In the last century, we have seen a clear shift in customer behavior from simply buying different products to shopping. The word shopping, over time, has become more and more important and has increasingly grown into a way to express yourself. If the famous philosopher, Descartes, were still alive, he would have changed his words “I think, therefore I am” into “I shop, therefore I am”. It is a matter of fact that the brand you buy tells a lot about who you are as a person.
According to the Human-Centric Marketing theory, analyzing consumers as “emotion-based creatures who make decisions with their rational benefits” and observing every aspect of their lifestyle as human beings, became the most reliable way to create a more engaging shopping experience. Applying Human-Centric Marketing strategies will give a more holistic approach to understanding the motives behind people’s shopping habits.
With this in mind, it becomes very clear that the role emotions play when it comes to making shopping decisions. But as the advertising legend David Ogilvy once said; “Consumers don’t think how they feel. They don’t say what they think and they don’t do what they say.” Explaining rationally why shoppers make emotional decisions at “the moment of truth” (at the point of purchase) is not that easy and has always been critical for all marketers.
So, how can companies measure the level of emotional engagement between their brands and their shoppers? Fortunately, “Neuromarketing” offers solutions that address those measurements. The objective of Neuromarketing is to more thoroughly understand the shopper’s motivations by using the latest neurotechnology. Neuromarketing studies the way consumer perceives feel and react to various stimuli while inside a store. According to neuroscientists, the brain is subconsciously aware of our decisions before we have consciously made those. To be more specific, it takes “Nano-seconds” for a human being’s brain to make a shopper decision.
It is interesting to know that there are different neuromarketing tools to measure the efficiency of in-store activations which can really help marketers to engage with the shoppers at an emotional level by leveraging these nanoseconds at their best. Some of the most advanced tools are Eye-tracking, EEG/FMRI, Facial Coding, Sensory Marketing.
1. The eye-tracking technique
This neuromarketing method allows analyzing the eye movement patterns of the research participants, allowing them to see the brands or advertisements from the eyes of the shopper.
There are many types of research about shopping attitudes that enlarge the perspective about in-store experiences. For instance, according to the “ShopperNeuro™” research, people tend to choose products that are close to their heart’s line rather than their line of sight. Also, relative to heart proximity, the brands located on their left side capture more of their attention compared to the ones that are on their right.
2. The EEG/FMRI
Another option of research is EEG/FMRI (Electroencephalography/ Functional Magnetic Resonance Imaging). The objective of this tool is to understand which kind of stimulus affects the brain and in which ways: it measures which brainwaves are getting activated in the exact moment when people test a certain product, view a commercial, or make a purchase decision. This allows marketers to understand people’s unconscious reactions and leverage this in their marketing strategies.

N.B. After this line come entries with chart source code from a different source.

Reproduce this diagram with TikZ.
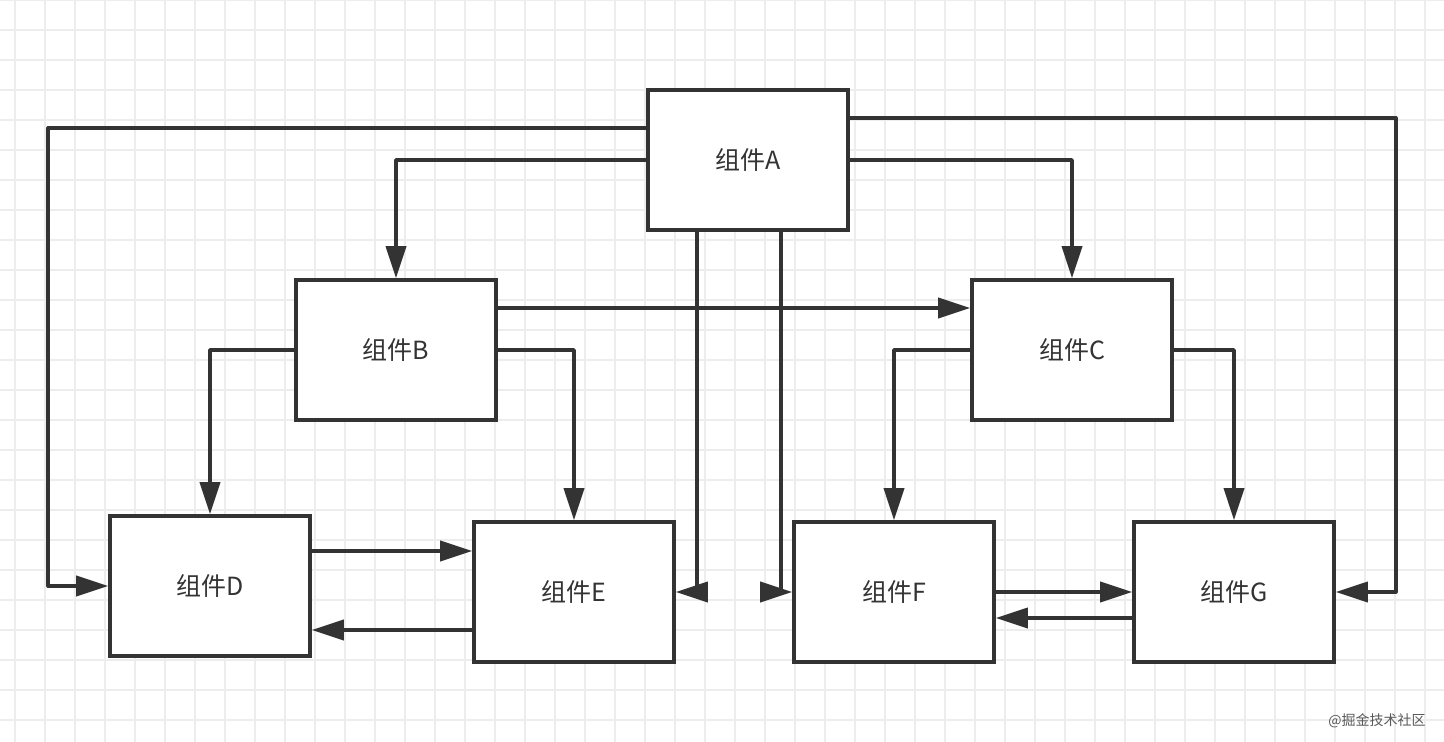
\documentclass[tikz,border=0pt]{standalone}
\usepackage{fontspec}
\newfontfamily\cjk{Noto Sans CJK SC}
\usepackage{tikz}
\usetikzlibrary{arrows.meta}
\definecolor{ink}{HTML}{333333}
\tikzset{
	part/.style={draw=ink, line width=1.8pt, fill=white, minimum width=100pt, minimum height=70pt, inner sep=0pt, font=\cjk\fontsize{12.5}{15}\selectfont, text=ink},
	link/.style={draw=ink, line width=1.8pt, line join=round, -{Triangle[length=16pt,width=10pt]}},
}

\begin{document}
\begin{tikzpicture}[x=0.5pt, y=-0.5pt]
			%%%%% START %%%%%
			
			\useasboundingbox (0, 0) rectangle (1444, 742);
			\fill[white] (0, 0) rectangle (1444, 742);
			\foreach \gx in {15, 45, ..., 1440}
				\draw[black!7, line width=0.8pt] (\gx, 0) -- (\gx, 742);
			\foreach \gy in {0, 30, ..., 740}
				\draw[black!7, line width=0.8pt] (0, \gy) -- (1444, \gy);
			
			\node[part] (A) at (748, 160) {组件A};
			\node[part] (B) at (396, 350) {组件B};
			\node[part] (C) at (1072, 350) {组件C};
			\node[part] (D) at (210, 586) {组件D};
			\node[part] (E) at (574, 592) {组件E};
			\node[part] (F) at (894, 592) {组件F};
			\node[part] (G) at (1234, 592) {组件G};
			
			\draw[link] ([yshift=16pt]A.west) -| ([xshift=-30pt]D.west) -- (D.west);
			\draw[link] (A.west) -| (B.north);
			\draw[link] (A.east) -| (C.north);
			\draw[link] ([yshift=21pt]A.east) -| ([xshift=30pt]G.east) -- (G.east);
			\draw[link] ([xshift=-25.5pt]A.south) |- (E.east);
			\draw[link] ([xshift=16.5pt]A.south) |- (F.west);
			
			\draw[link] ([yshift=21pt]B.east) -- ([yshift=21pt]C.west);
			\draw[link] (B.west) -| (D.north);
			\draw[link] (B.east) -| (E.north);
			\draw[link] (C.west) -| (F.north);
			\draw[link] (C.east) -| (G.north);
			
			\coordinate (de) at ([yshift=17.5pt]D.east);
			\coordinate (ed) at ([yshift=-19pt]E.west);
			\draw[link] (de) -- (de -| E.west);
			\draw[link] (ed) -- (ed -| D.east);
			\draw[link] (F.east) -- (G.west);
			\draw[link] ([yshift=-13pt]G.west) -- ([yshift=-13pt]F.east);
			
			\node[font=\cjk\fontsize{7}{8}\selectfont, text=black!65] (mark) at (1377, 721) {@掘金技术社区};
			
			%%%%% END %%%%%
\end{tikzpicture}
\end{document}
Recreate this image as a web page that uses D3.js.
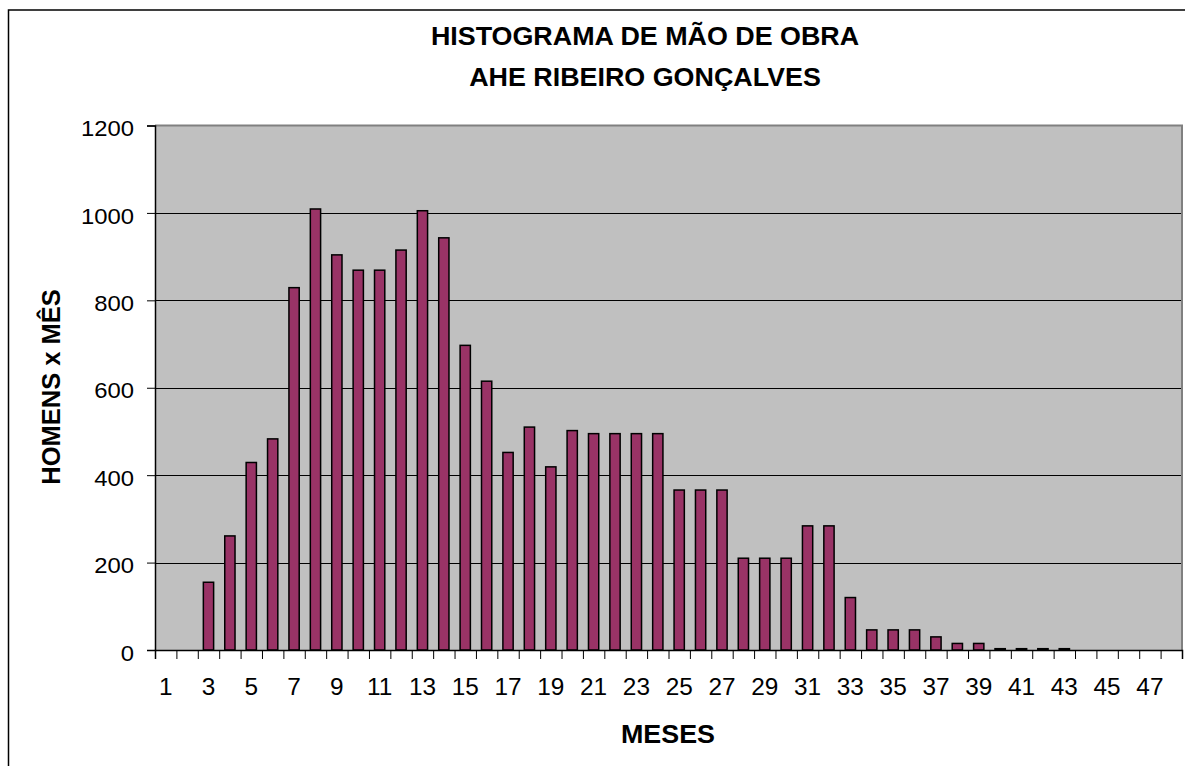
<!DOCTYPE html>
<html>
<head>
<meta charset="utf-8">
<script src="https://cdn.jsdelivr.net/npm/d3@7"></script>
<style>
  body { margin: 0; background: #fff; }
  svg { display: block; font-family: Arial, "Liberation Sans", sans-serif; }
</style>
</head>
<body>
<svg id="chart" width="1185" height="766"></svg>
<script>
const titleLines = ["HISTOGRAMA DE MÃO DE OBRA", "AHE RIBEIRO GONÇALVES"];
const xTitle = "MESES";
const yTitle = "HOMENS x MÊS";
const months = d3.range(1, 49);
const workers = [0, 0, 155, 261, 429, 483, 829, 1009, 904, 869, 869, 915, 1005, 943, 697, 615,
                 452, 510, 419, 502, 495, 495, 495, 495, 366, 366, 366, 210, 210, 210, 284, 284,
                 120, 46, 46, 46, 30, 15, 15, 3, 3, 3, 3, 0, 0, 0, 0, 0];
const yTicks = [0, 200, 400, 600, 800, 1000, 1200];
const xTickLabels = months.filter(m => m % 2 === 1);

const svg = d3.select("#chart");
const plot = { left: 155, right: 1182, top: 125.5, bottom: 650 };
const FONT = "Arial, 'Liberation Sans', sans-serif";
const SX = 1.075; // horizontal stretch of the reference text

// outer chart frame
svg.append("rect").attr("x", 8.5).attr("y", 10).attr("width", 1190).attr("height", 780)
  .attr("fill", "#fff").attr("stroke", "#000").attr("stroke-width", 1.5);

const x = d3.scaleBand().domain(months).range([plot.left, plot.right])
  .paddingInner(0.52).paddingOuter(0.26);
const xEdges = d3.scaleLinear().domain([0, months.length]).range([plot.left, plot.right]);
const y = d3.scaleLinear().domain([0, 1200]).range([plot.bottom, plot.top]);

// plot background
svg.append("rect").attr("x", plot.left).attr("y", plot.top)
  .attr("width", plot.right - plot.left).attr("height", plot.bottom - plot.top)
  .attr("fill", "#C0C0C0");

// gridlines
svg.append("g").selectAll("line").data(yTicks.filter(t => t > 0 && t < 1200)).join("line")
  .attr("x1", plot.left).attr("x2", plot.right)
  .attr("y1", d => Math.round(y(d)) + 0.5).attr("y2", d => Math.round(y(d)) + 0.5)
  .attr("stroke", "#000").attr("stroke-width", 1);

// plot border (top/right grey)
svg.append("path")
  .attr("d", `M${plot.left},${plot.top}H${plot.right}V${plot.bottom}`)
  .attr("fill", "none").attr("stroke", "#808080").attr("stroke-width", 2);

// bars
svg.append("g").selectAll("rect").data(months.map((m, i) => ({ m, v: workers[i] })).filter(d => d.v > 0))
  .join("rect")
  .attr("x", d => x(d.m)).attr("width", x.bandwidth())
  .attr("y", d => y(d.v)).attr("height", d => y(0) - y(d.v))
  .attr("fill", "#993366").attr("stroke", "#000").attr("stroke-width", 1.5);

// y axis
const yAxis = svg.append("g").attr("transform", `translate(${plot.left},0)`)
  .call(d3.axisLeft(y).tickValues(yTicks).tickSize(8).tickPadding(13).tickFormat(d3.format("d")));
yAxis.select(".domain").attr("stroke", "#000").attr("stroke-width", 1.5);
yAxis.selectAll(".tick line").attr("stroke", "#000");
yAxis.selectAll("text").attr("font-size", 22.5).attr("fill", "#000")
  .attr("font-family", FONT).attr("dy", "0.45em")
  .attr("x", 0).attr("transform", `translate(-21,0) scale(1.06,1)`);

// x axis tick marks at category edges
const xTickAxis = svg.append("g").attr("transform", `translate(0,${plot.bottom})`)
  .call(d3.axisBottom(xEdges).tickValues(d3.range(0, months.length + 1)).tickSize(9).tickFormat(""));
xTickAxis.select(".domain").attr("stroke", "#000").attr("stroke-width", 1.5);
xTickAxis.selectAll(".tick line").attr("stroke", "#000");

// x axis labels
const xAxis = svg.append("g").attr("transform", `translate(0,${plot.bottom})`)
  .call(d3.axisBottom(x).tickValues(xTickLabels).tickSize(0).tickPadding(29));
xAxis.select(".domain").remove();
xAxis.selectAll("text").attr("font-size", 23).attr("fill", "#000")
  .attr("font-family", FONT).attr("transform", "scale(1.06,1)");

// titles
svg.append("g").selectAll("text").data(titleLines).join("text")
  .attr("transform", (d, i) => `translate(645,${45 + i * 41}) scale(${SX},1)`)
  .attr("text-anchor", "middle").attr("font-weight", "bold").attr("font-size", 25)
  .text(d => d);

svg.append("text").attr("transform", `translate(668,743) scale(${SX},1)`)
  .attr("text-anchor", "middle").attr("font-weight", "bold").attr("font-size", 25)
  .text(xTitle);

svg.append("text").attr("transform", "translate(60,387) rotate(-90)")
  .attr("text-anchor", "middle").attr("font-weight", "bold").attr("font-size", 25.5)
  .text(yTitle);
</script>
</body>
</html>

This may look similar to traditional marketing research, but scanning the consumer brain with EEG/FMRI rather than using focusing groups or surveys, will offer clearer feedback on the level of emotional engagement with our audience.
3. Facial coding
From Charles Darwin’s to American psychologist Paul Ekman’s research, it has been shown that facial impressions and human emotions such as happiness, surprise, and anger are universal. Ekman developed a tool which is called “Facial Action Coding System (FACS)” which analyses the effects of stimulus on people’s facial expressions with 46 different action units that present different emotional states. By using equipment like sensors that can be attached to the face and measure tiny movements of muscles or specialized cameras which observe the expressions of the consumer, marketers can measure the level of engagement of their customers while they watch advertisements, new products, or market shelves.
4. Sensory marketing
Sensory marketing is a tool that analyzes the interaction between the stimuli which are directly connected to a particular brand or product through the five human senses (smelling, touching, tasting, seeing and hearing) of the consumer. It is no secret that what we smell or hear can affect our mood and trigger emotions and activate lost memories. Also, we were born with the curiosity of exploring our environment by touching and looking at whatever surrounds us. This is why the packaging is very important: people want to touch and feel the product before they buy it. Shoppers have to feel something while shopping inside the store. IKEA and Starbucks are perfect examples of stores that were able to create a more emotionally engaging shopping experience using different senses.
In today’s world, the competition between the companies and variability of the products have been increasing at a huge speed. Catching the attention of the consumer and creating the most effective engagement with the brand and the target group is getting harder. Companies need to develop a plan of entertainment and engagement – the spectacle of the product that is able to dazzle the senses of the consumer and stimulate the mind and touch the heart.